- **DATA SUPPLIED**:
'''

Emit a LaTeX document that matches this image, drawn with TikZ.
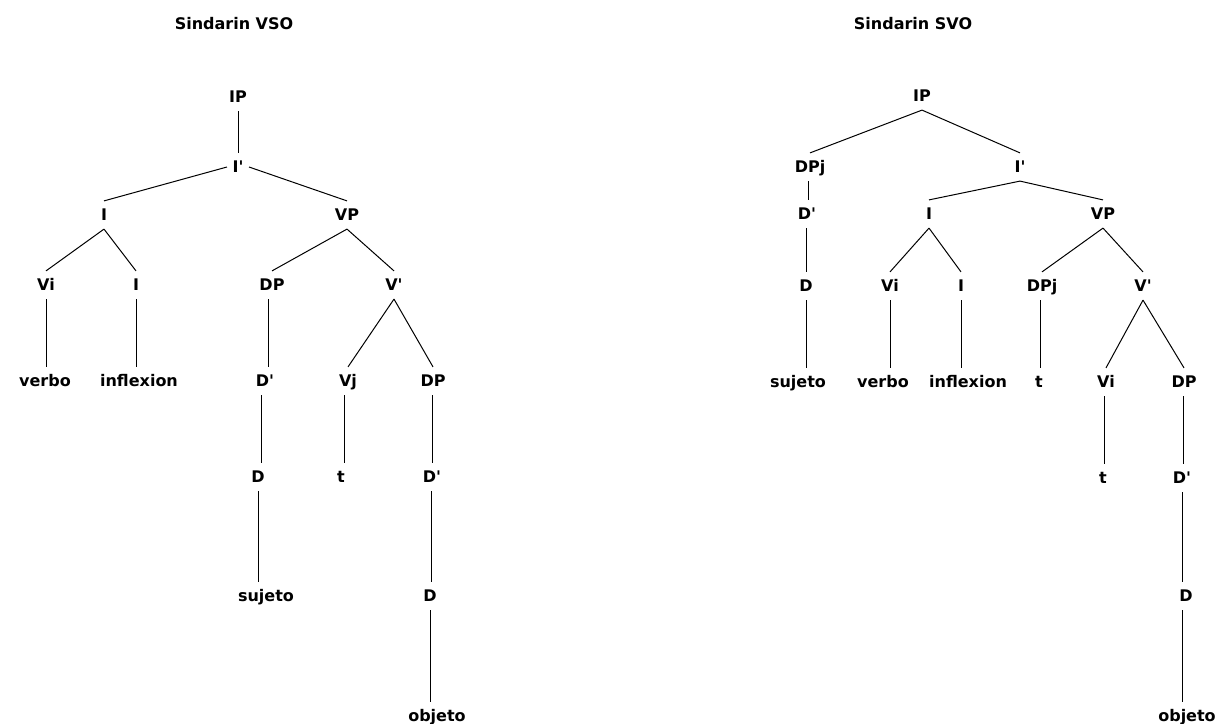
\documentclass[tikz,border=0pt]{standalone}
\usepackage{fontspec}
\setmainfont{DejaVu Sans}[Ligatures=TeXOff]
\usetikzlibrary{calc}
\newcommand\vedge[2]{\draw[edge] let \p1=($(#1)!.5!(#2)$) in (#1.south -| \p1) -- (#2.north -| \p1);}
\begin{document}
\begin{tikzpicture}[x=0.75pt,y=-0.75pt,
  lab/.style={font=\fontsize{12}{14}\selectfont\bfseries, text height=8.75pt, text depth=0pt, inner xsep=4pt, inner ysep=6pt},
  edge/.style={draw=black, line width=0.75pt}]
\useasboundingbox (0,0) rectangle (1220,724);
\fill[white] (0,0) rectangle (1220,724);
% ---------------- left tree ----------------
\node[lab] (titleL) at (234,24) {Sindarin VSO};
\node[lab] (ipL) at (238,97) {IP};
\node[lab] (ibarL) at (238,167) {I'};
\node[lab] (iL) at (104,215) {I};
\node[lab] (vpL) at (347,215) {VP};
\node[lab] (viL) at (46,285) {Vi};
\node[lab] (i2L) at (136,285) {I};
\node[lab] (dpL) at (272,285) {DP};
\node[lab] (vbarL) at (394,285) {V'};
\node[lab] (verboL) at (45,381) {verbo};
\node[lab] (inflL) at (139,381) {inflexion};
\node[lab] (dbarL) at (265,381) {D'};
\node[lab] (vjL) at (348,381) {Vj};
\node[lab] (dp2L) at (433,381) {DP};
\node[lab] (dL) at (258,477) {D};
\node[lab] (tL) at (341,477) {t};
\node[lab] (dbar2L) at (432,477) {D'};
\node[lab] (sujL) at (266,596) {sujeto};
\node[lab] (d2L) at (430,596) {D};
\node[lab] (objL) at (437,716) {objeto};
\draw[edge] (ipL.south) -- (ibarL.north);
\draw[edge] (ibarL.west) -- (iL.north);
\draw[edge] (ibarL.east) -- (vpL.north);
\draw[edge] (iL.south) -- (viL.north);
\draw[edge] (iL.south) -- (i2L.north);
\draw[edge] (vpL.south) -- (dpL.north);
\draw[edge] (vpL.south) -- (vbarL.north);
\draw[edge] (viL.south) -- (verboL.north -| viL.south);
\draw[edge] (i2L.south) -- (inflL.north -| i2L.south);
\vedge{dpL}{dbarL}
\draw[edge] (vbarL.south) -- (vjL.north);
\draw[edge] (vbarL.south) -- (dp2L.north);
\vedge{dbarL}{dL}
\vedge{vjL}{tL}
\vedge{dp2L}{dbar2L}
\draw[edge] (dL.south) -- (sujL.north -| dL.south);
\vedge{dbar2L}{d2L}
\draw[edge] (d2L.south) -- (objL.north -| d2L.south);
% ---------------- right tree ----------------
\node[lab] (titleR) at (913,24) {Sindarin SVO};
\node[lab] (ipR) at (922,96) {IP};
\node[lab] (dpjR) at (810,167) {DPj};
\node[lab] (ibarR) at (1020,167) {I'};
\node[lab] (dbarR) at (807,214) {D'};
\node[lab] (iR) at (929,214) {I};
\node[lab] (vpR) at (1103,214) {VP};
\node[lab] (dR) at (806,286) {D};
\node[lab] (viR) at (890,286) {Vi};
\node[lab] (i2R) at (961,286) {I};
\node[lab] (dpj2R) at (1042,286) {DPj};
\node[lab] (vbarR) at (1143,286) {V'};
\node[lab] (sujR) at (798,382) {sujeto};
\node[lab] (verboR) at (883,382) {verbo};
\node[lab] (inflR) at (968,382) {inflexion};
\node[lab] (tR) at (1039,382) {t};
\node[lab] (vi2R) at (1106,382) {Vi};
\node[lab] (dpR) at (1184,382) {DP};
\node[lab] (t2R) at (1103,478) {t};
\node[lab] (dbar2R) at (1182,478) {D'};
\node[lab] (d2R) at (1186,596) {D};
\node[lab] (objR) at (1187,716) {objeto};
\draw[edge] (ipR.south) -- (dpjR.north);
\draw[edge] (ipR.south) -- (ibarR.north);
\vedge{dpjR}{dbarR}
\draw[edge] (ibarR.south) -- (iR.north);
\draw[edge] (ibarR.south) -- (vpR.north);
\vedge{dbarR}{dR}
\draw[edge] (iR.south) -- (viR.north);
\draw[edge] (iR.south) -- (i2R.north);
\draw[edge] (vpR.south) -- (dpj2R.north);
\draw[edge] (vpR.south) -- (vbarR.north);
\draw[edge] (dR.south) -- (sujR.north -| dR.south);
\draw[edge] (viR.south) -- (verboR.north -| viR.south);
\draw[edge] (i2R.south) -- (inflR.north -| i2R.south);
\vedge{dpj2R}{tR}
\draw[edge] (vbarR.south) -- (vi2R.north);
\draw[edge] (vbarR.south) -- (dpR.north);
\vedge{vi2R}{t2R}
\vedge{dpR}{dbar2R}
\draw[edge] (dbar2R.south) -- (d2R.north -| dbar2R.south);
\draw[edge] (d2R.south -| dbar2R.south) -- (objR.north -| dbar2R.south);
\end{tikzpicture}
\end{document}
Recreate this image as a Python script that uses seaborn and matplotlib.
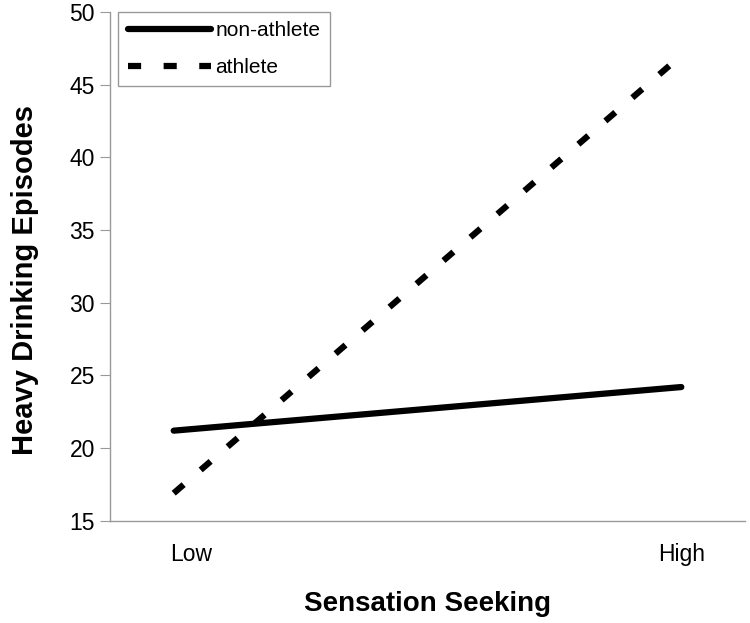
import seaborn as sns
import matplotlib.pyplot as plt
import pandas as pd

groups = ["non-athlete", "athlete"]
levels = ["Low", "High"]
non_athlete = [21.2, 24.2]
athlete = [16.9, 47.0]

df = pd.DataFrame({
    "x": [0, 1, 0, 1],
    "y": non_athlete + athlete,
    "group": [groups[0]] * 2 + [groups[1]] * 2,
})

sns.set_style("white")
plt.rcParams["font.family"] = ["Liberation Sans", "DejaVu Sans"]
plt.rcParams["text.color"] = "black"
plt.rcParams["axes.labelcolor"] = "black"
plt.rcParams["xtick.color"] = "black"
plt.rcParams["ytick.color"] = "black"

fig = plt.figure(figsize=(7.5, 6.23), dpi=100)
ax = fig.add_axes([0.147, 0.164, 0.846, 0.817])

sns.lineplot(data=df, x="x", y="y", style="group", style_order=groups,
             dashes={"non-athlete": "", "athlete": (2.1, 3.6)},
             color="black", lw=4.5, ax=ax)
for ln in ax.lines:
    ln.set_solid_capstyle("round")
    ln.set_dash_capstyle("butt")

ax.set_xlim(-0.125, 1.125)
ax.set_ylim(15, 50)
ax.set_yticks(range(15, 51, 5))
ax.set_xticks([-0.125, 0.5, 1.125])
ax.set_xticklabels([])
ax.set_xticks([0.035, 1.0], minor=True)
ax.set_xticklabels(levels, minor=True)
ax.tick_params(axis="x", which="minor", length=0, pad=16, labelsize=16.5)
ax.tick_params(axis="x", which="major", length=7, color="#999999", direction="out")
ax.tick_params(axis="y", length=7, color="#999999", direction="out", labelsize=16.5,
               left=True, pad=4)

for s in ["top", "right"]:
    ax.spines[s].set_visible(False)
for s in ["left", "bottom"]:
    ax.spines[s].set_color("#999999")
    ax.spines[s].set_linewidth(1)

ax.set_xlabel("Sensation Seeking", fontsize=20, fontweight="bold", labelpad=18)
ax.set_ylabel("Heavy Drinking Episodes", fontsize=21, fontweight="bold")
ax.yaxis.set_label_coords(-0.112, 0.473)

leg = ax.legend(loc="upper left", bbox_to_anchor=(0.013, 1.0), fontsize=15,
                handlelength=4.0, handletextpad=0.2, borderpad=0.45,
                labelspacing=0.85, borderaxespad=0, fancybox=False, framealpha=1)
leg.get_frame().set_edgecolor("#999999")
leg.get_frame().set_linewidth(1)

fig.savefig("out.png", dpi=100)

'''

- **DO THIS**: Keep the pictures out of your copy, and repeat every entry above exactly.

- **EXERCISE SOLUTION**:
Emit a LaTeX document that matches this image, drawn with TikZ.
\documentclass[tikz,border=0pt]{standalone}
\usepackage{fontspec}
\setmainfont{DejaVu Sans}[Ligatures=TeXOff]
\usetikzlibrary{calc}
\newcommand\vedge[2]{\draw[edge] let \p1=($(#1)!.5!(#2)$) in (#1.south -| \p1) -- (#2.north -| \p1);}
\begin{document}
\begin{tikzpicture}[x=0.75pt,y=-0.75pt,
  lab/.style={font=\fontsize{12}{14}\selectfont\bfseries, text height=8.75pt, text depth=0pt, inner xsep=4pt, inner ysep=6pt},
  edge/.style={draw=black, line width=0.75pt}]
\useasboundingbox (0,0) rectangle (1220,724);
\fill[white] (0,0) rectangle (1220,724);
% ---------------- left tree ----------------
\node[lab] (titleL) at (234,24) {Sindarin VSO};
\node[lab] (ipL) at (238,97) {IP};
\node[lab] (ibarL) at (238,167) {I'};
\node[lab] (iL) at (104,215) {I};
\node[lab] (vpL) at (347,215) {VP};
\node[lab] (viL) at (46,285) {Vi};
\node[lab] (i2L) at (136,285) {I};
\node[lab] (dpL) at (272,285) {DP};
\node[lab] (vbarL) at (394,285) {V'};
\node[lab] (verboL) at (45,381) {verbo};
\node[lab] (inflL) at (139,381) {inflexion};
\node[lab] (dbarL) at (265,381) {D'};
\node[lab] (vjL) at (348,381) {Vj};
\node[lab] (dp2L) at (433,381) {DP};
\node[lab] (dL) at (258,477) {D};
\node[lab] (tL) at (341,477) {t};
\node[lab] (dbar2L) at (432,477) {D'};
\node[lab] (sujL) at (266,596) {sujeto};
\node[lab] (d2L) at (430,596) {D};
\node[lab] (objL) at (437,716) {objeto};
\draw[edge] (ipL.south) -- (ibarL.north);
\draw[edge] (ibarL.west) -- (iL.north);
\draw[edge] (ibarL.east) -- (vpL.north);
\draw[edge] (iL.south) -- (viL.north);
\draw[edge] (iL.south) -- (i2L.north);
\draw[edge] (vpL.south) -- (dpL.north);
\draw[edge] (vpL.south) -- (vbarL.north);
\draw[edge] (viL.south) -- (verboL.north -| viL.south);
\draw[edge] (i2L.south) -- (inflL.north -| i2L.south);
\vedge{dpL}{dbarL}
\draw[edge] (vbarL.south) -- (vjL.north);
\draw[edge] (vbarL.south) -- (dp2L.north);
\vedge{dbarL}{dL}
\vedge{vjL}{tL}
\vedge{dp2L}{dbar2L}
\draw[edge] (dL.south) -- (sujL.north -| dL.south);
\vedge{dbar2L}{d2L}
\draw[edge] (d2L.south) -- (objL.north -| d2L.south);
% ---------------- right tree ----------------
\node[lab] (titleR) at (913,24) {Sindarin SVO};
\node[lab] (ipR) at (922,96) {IP};
\node[lab] (dpjR) at (810,167) {DPj};
\node[lab] (ibarR) at (1020,167) {I'};
\node[lab] (dbarR) at (807,214) {D'};
\node[lab] (iR) at (929,214) {I};
\node[lab] (vpR) at (1103,214) {VP};
\node[lab] (dR) at (806,286) {D};
\node[lab] (viR) at (890,286) {Vi};
\node[lab] (i2R) at (961,286) {I};
\node[lab] (dpj2R) at (1042,286) {DPj};
\node[lab] (vbarR) at (1143,286) {V'};
\node[lab] (sujR) at (798,382) {sujeto};
\node[lab] (verboR) at (883,382) {verbo};
\node[lab] (inflR) at (968,382) {inflexion};
\node[lab] (tR) at (1039,382) {t};
\node[lab] (vi2R) at (1106,382) {Vi};
\node[lab] (dpR) at (1184,382) {DP};
\node[lab] (t2R) at (1103,478) {t};
\node[lab] (dbar2R) at (1182,478) {D'};
\node[lab] (d2R) at (1186,596) {D};
\node[lab] (objR) at (1187,716) {objeto};
\draw[edge] (ipR.south) -- (dpjR.north);
\draw[edge] (ipR.south) -- (ibarR.north);
\vedge{dpjR}{dbarR}
\draw[edge] (ibarR.south) -- (iR.north);
\draw[edge] (ibarR.south) -- (vpR.north);
\vedge{dbarR}{dR}
\draw[edge] (iR.south) -- (viR.north);
\draw[edge] (iR.south) -- (i2R.north);
\draw[edge] (vpR.south) -- (dpj2R.north);
\draw[edge] (vpR.south) -- (vbarR.north);
\draw[edge] (dR.south) -- (sujR.north -| dR.south);
\draw[edge] (viR.south) -- (verboR.north -| viR.south);
\draw[edge] (i2R.south) -- (inflR.north -| i2R.south);
\vedge{dpj2R}{tR}
\draw[edge] (vbarR.south) -- (vi2R.north);
\draw[edge] (vbarR.south) -- (dpR.north);
\vedge{vi2R}{t2R}
\vedge{dpR}{dbar2R}
\draw[edge] (dbar2R.south) -- (d2R.north -| dbar2R.south);
\draw[edge] (d2R.south -| dbar2R.south) -- (objR.north -| dbar2R.south);
\end{tikzpicture}
\end{document}
Recreate this image as a Python script that uses seaborn and matplotlib.
import seaborn as sns
import matplotlib.pyplot as plt
import pandas as pd

groups = ["non-athlete", "athlete"]
levels = ["Low", "High"]
non_athlete = [21.2, 24.2]
athlete = [16.9, 47.0]

df = pd.DataFrame({
    "x": [0, 1, 0, 1],
    "y": non_athlete + athlete,
    "group": [groups[0]] * 2 + [groups[1]] * 2,
})

sns.set_style("white")
plt.rcParams["font.family"] = ["Liberation Sans", "DejaVu Sans"]
plt.rcParams["text.color"] = "black"
plt.rcParams["axes.labelcolor"] = "black"
plt.rcParams["xtick.color"] = "black"
plt.rcParams["ytick.color"] = "black"

fig = plt.figure(figsize=(7.5, 6.23), dpi=100)
ax = fig.add_axes([0.147, 0.164, 0.846, 0.817])

sns.lineplot(data=df, x="x", y="y", style="group", style_order=groups,
             dashes={"non-athlete": "", "athlete": (2.1, 3.6)},
             color="black", lw=4.5, ax=ax)
for ln in ax.lines:
    ln.set_solid_capstyle("round")
    ln.set_dash_capstyle("butt")

ax.set_xlim(-0.125, 1.125)
ax.set_ylim(15, 50)
ax.set_yticks(range(15, 51, 5))
ax.set_xticks([-0.125, 0.5, 1.125])
ax.set_xticklabels([])
ax.set_xticks([0.035, 1.0], minor=True)
ax.set_xticklabels(levels, minor=True)
ax.tick_params(axis="x", which="minor", length=0, pad=16, labelsize=16.5)
ax.tick_params(axis="x", which="major", length=7, color="#999999", direction="out")
ax.tick_params(axis="y", length=7, color="#999999", direction="out", labelsize=16.5,
               left=True, pad=4)

for s in ["top", "right"]:
    ax.spines[s].set_visible(False)
for s in ["left", "bottom"]:
    ax.spines[s].set_color("#999999")
    ax.spines[s].set_linewidth(1)

ax.set_xlabel("Sensation Seeking", fontsize=20, fontweight="bold", labelpad=18)
ax.set_ylabel("Heavy Drinking Episodes", fontsize=21, fontweight="bold")
ax.yaxis.set_label_coords(-0.112, 0.473)

leg = ax.legend(loc="upper left", bbox_to_anchor=(0.013, 1.0), fontsize=15,
                handlelength=4.0, handletextpad=0.2, borderpad=0.45,
                labelspacing=0.85, borderaxespad=0, fancybox=False, framealpha=1)
leg.get_frame().set_edgecolor("#999999")
leg.get_frame().set_linewidth(1)

fig.savefig("out.png", dpi=100)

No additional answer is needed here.